TASK GOAL: State the number of lines that hold the string "chart", with nothing added.

DATA LINES:
## BEGIN

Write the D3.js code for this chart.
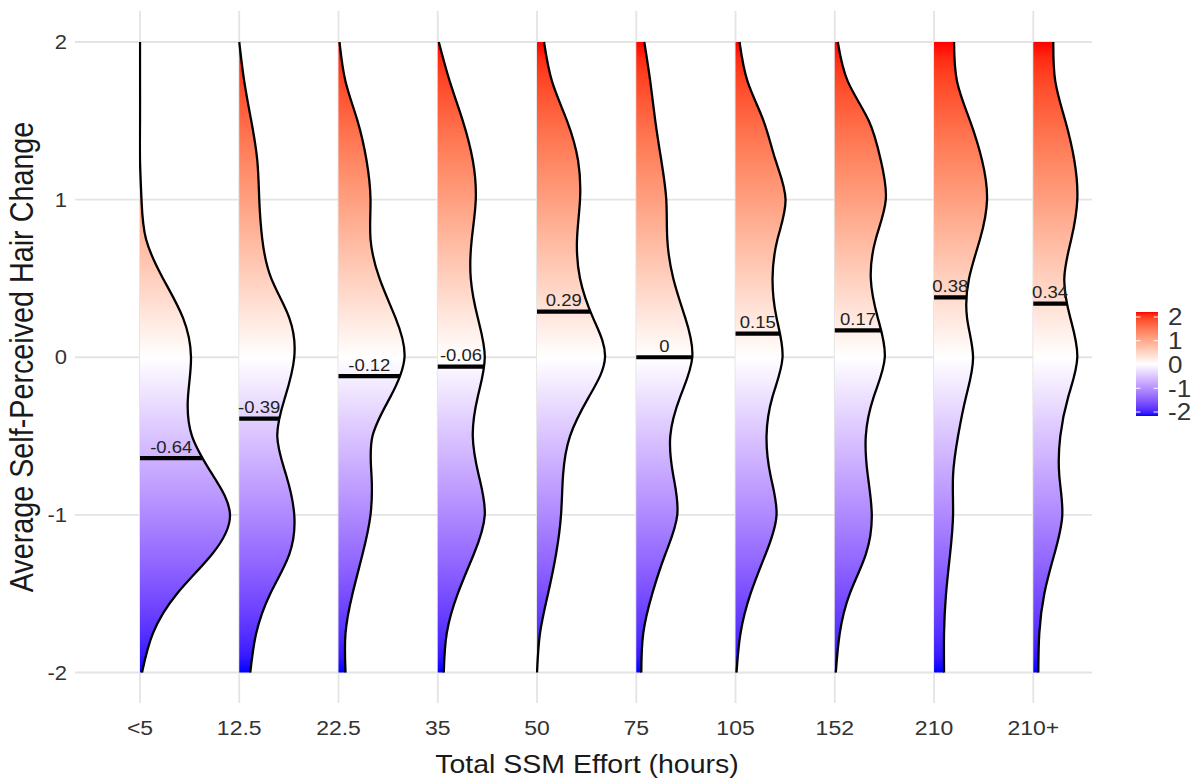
<!DOCTYPE html>
<html>
<head>
<meta charset="utf-8">
<script src="https://cdn.jsdelivr.net/npm/d3@7"></script>
<style>
  html, body { margin: 0; padding: 0; background: #ffffff; }
  svg { display: block; }
  text { font-family: "Liberation Sans", Arial, Helvetica, sans-serif; }
</style>
</head>
<body>
<svg id="chart" width="1198" height="783"></svg>
<script>
// ---------------- DATA ----------------
const categories = ["<5", "12.5", "22.5", "35", "50", "75", "105", "152", "210", "210+"];
// y levels at which the (relative) density of each group was read
const yLevels = [2, 1.75, 1.5, 1.25, 1, 0.75, 0.5, 0.25, 0, -0.25, -0.5, -0.75, -1, -1.25, -1.5, -1.75, -2];
// relative densities (half-violin widths) per group, top (2) to bottom (-2)
const densLt5  = [0.00, 0.00, 0.00, 0.00, 0.015, 0.06, 0.23, 0.43, 0.51, 0.48, 0.52, 0.73, 0.90, 0.72, 0.37, 0.13, 0.02];
const dens12_5 = [0.00, 0.05, 0.12, 0.18, 0.20, 0.23, 0.32, 0.50, 0.55, 0.46, 0.38, 0.47, 0.55, 0.50, 0.31, 0.17, 0.11];
const dens22_5 = [0.01, 0.07, 0.19, 0.28, 0.32, 0.32, 0.41, 0.57, 0.66, 0.52, 0.34, 0.33, 0.32, 0.24, 0.14, 0.07, 0.07];
const dens35   = [0.01, 0.12, 0.25, 0.35, 0.38, 0.34, 0.33, 0.40, 0.47, 0.40, 0.35, 0.41, 0.47, 0.36, 0.20, 0.09, 0.06];
const dens50   = [0.07, 0.15, 0.30, 0.41, 0.43, 0.40, 0.43, 0.56, 0.68, 0.52, 0.33, 0.26, 0.24, 0.19, 0.11, 0.03, 0.00];
const dens75   = [0.08, 0.14, 0.19, 0.25, 0.30, 0.31, 0.37, 0.49, 0.56, 0.44, 0.34, 0.37, 0.41, 0.29, 0.16, 0.07, 0.05];
const dens105  = [0.04, 0.12, 0.28, 0.40, 0.50, 0.42, 0.37, 0.41, 0.47, 0.37, 0.31, 0.35, 0.41, 0.30, 0.15, 0.05, 0.01];
const dens152  = [0.03, 0.13, 0.34, 0.46, 0.51, 0.41, 0.36, 0.43, 0.50, 0.39, 0.31, 0.33, 0.37, 0.31, 0.15, 0.05, 0.01];
const dens210  = [0.20, 0.23, 0.36, 0.48, 0.53, 0.46, 0.35, 0.33, 0.39, 0.32, 0.24, 0.19, 0.19, 0.16, 0.12, 0.10, 0.10];
const dens210p = [0.20, 0.22, 0.32, 0.41, 0.44, 0.38, 0.31, 0.37, 0.44, 0.35, 0.27, 0.26, 0.29, 0.21, 0.11, 0.06, 0.05];
const densities = [densLt5, dens12_5, dens22_5, dens35, dens50, dens75, dens105, dens152, dens210, dens210p];
const means = [-0.64, -0.39, -0.12, -0.06, 0.29, 0, 0.15, 0.17, 0.38, 0.34];
const meanLabels = ["-0.64", "-0.39", "-0.12", "-0.06", "0.29", "0", "0.15", "0.17", "0.38", "0.34"];
const yTicks = [2, 1, 0, -1, -2];
const legendTicks = [2, 1, 0, -1, -2];
const xTitle = "Total SSM Effort (hours)";
const yTitle = "Average Self-Perceived Hair Change";

// ---------------- LAYOUT ----------------
const svg = d3.select("#chart");
const panel = { left: 75, right: 1092, top: 11, bottom: 703 };
const SQ = 0.89; // vertical squash of the original rendering's text

const x = d3.scalePoint().domain(categories).range([140, 1033.3]);
const y = d3.scaleLinear().domain([-2, 2]).range([672.5, 42]);
const w = d3.scaleLinear().domain([0, 1]).range([0, 100]);
const color = d3.scaleLinear().domain([-2, 0, 2]).range(["#0000ff", "#ffffff", "#ff0000"]).interpolate(d3.interpolateLab);

const defs = svg.append("defs");
const grad = defs.append("linearGradient").attr("id", "vgrad")
  .attr("gradientUnits", "userSpaceOnUse")
  .attr("x1", 0).attr("x2", 0).attr("y1", y(2)).attr("y2", y(-2));
d3.range(0, 41).forEach(i => {
  const v = 2 - i * 0.1;
  grad.append("stop").attr("offset", (i / 40)).attr("stop-color", color(v));
});
const lgrad = defs.append("linearGradient").attr("id", "lgrad")
  .attr("x1", 0).attr("x2", 0).attr("y1", 0).attr("y2", 1);
d3.range(0, 41).forEach(i => {
  const v = 2 - i * 0.1;
  lgrad.append("stop").attr("offset", (i / 40)).attr("stop-color", color(v));
});

// ---------------- GRID ----------------
const grid = svg.append("g");
grid.selectAll("line.h").data(yTicks).join("line")
  .attr("x1", panel.left).attr("x2", panel.right)
  .attr("y1", d => y(d)).attr("y2", d => y(d))
  .attr("stroke", "#e4e4e4").attr("stroke-width", 1.8);
grid.selectAll("line.v").data(categories).join("line")
  .attr("x1", d => x(d)).attr("x2", d => x(d))
  .attr("y1", panel.top).attr("y2", panel.bottom)
  .attr("stroke", "#e4e4e4").attr("stroke-width", 1.8);

// ---------------- VIOLINS ----------------
const curve = d3.curveNatural;
const gV = svg.append("g");
categories.forEach((c, i) => {
  const x0 = x(c);
  const clipId = "clip" + i;
  defs.append("clipPath").attr("id", clipId).append("rect")
    .attr("x", x0 - 1.2).attr("y", y(2) - 3).attr("width", 120).attr("height", y(-2) - y(2) + 6);
  const pts = yLevels.map((v, k) => ({ v: v, d: densities[i][k] }));
  const area = d3.area().curve(curve)
    .y(p => y(p.v)).x0(x0).x1(p => x0 + w(p.d));
  const line = d3.line().curve(curve)
    .x(p => x0 + w(p.d)).y(p => y(p.v));
  const gc = gV.append("g").attr("clip-path", `url(#${clipId})`);
  gc.append("path").attr("d", area(pts)).attr("fill", "url(#vgrad)").attr("stroke", "none");
  const outline = gc.append("path").attr("d", line(pts))
    .attr("fill", "none").attr("stroke", "#000").attr("stroke-width", 2.3)
    .attr("stroke-linejoin", "round");
  const node = outline.node();
  const L = node.getTotalLength();
  const ty = y(means[i]);
  let best = null, bd = Infinity;
  for (let s = 0; s <= L; s += 0.5) {
    const p = node.getPointAtLength(s);
    const dd = Math.abs(p.y - ty);
    if (dd < bd) { bd = dd; best = p; }
  }
  const xe = best ? best.x : x0 + 40;
  gV.append("line").attr("x1", x0).attr("x2", xe).attr("y1", ty).attr("y2", ty)
    .attr("stroke", "#000").attr("stroke-width", 4.2);
  gV.append("g").attr("transform", `translate(${(x0 + xe) / 2},${ty - 5.5}) scale(1,${SQ})`)
    .append("text").attr("text-anchor", "middle").attr("font-size", 18.5)
    .attr("fill", "#222").text(meanLabels[i]);
});

// ---------------- AXES TEXT ----------------
const gx = svg.append("g");
categories.forEach(c => {
  gx.append("g").attr("transform", `translate(${x(c)},735) scale(1,${SQ})`)
    .append("text").attr("text-anchor", "middle").attr("font-size", 23)
    .attr("fill", "#333").text(c);
});
const gy = svg.append("g");
yTicks.forEach(t => {
  gy.append("g").attr("transform", `translate(67,${y(t)}) scale(1,${SQ})`)
    .append("text").attr("text-anchor", "end").attr("dy", "0.36em").attr("font-size", 22)
    .attr("fill", "#333").text(t);
});
svg.append("g").attr("transform", `translate(587,773) scale(1,${SQ})`)
  .append("text").attr("text-anchor", "middle").attr("font-size", 28.5)
  .attr("fill", "#1a1a1a").text(xTitle);
svg.append("g").attr("transform", `translate(33,357) scale(1,${SQ}) rotate(-90)`)
  .append("text").attr("text-anchor", "middle").attr("font-size", 32.3)
  .attr("fill", "#1a1a1a").text(yTitle);

// ---------------- LEGEND ----------------
const lg = { x: 1136, y: 312, w: 22, h: 104 };
const ly = d3.scaleLinear().domain([-2, 2]).range([lg.y + lg.h - 4, lg.y + 5]);
svg.append("rect").attr("x", lg.x).attr("y", lg.y).attr("width", lg.w).attr("height", lg.h)
  .attr("fill", "url(#lgrad)");
const lgT = svg.append("g");
legendTicks.forEach(t => {
  lgT.append("line").attr("x1", lg.x).attr("x2", lg.x + 4.4).attr("y1", ly(t)).attr("y2", ly(t))
    .attr("stroke", "#fff").attr("stroke-width", 1);
  lgT.append("line").attr("x1", lg.x + lg.w - 4.4).attr("x2", lg.x + lg.w).attr("y1", ly(t)).attr("y2", ly(t))
    .attr("stroke", "#fff").attr("stroke-width", 1);
  lgT.append("g").attr("transform", `translate(1168,${ly(t)}) scale(1,${SQ})`)
    .append("text").attr("dy", "0.36em").attr("font-size", 26).attr("fill", "#333").text(t);
});
</script>
</body>
</html>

## END

WRITTEN ANSWER: 3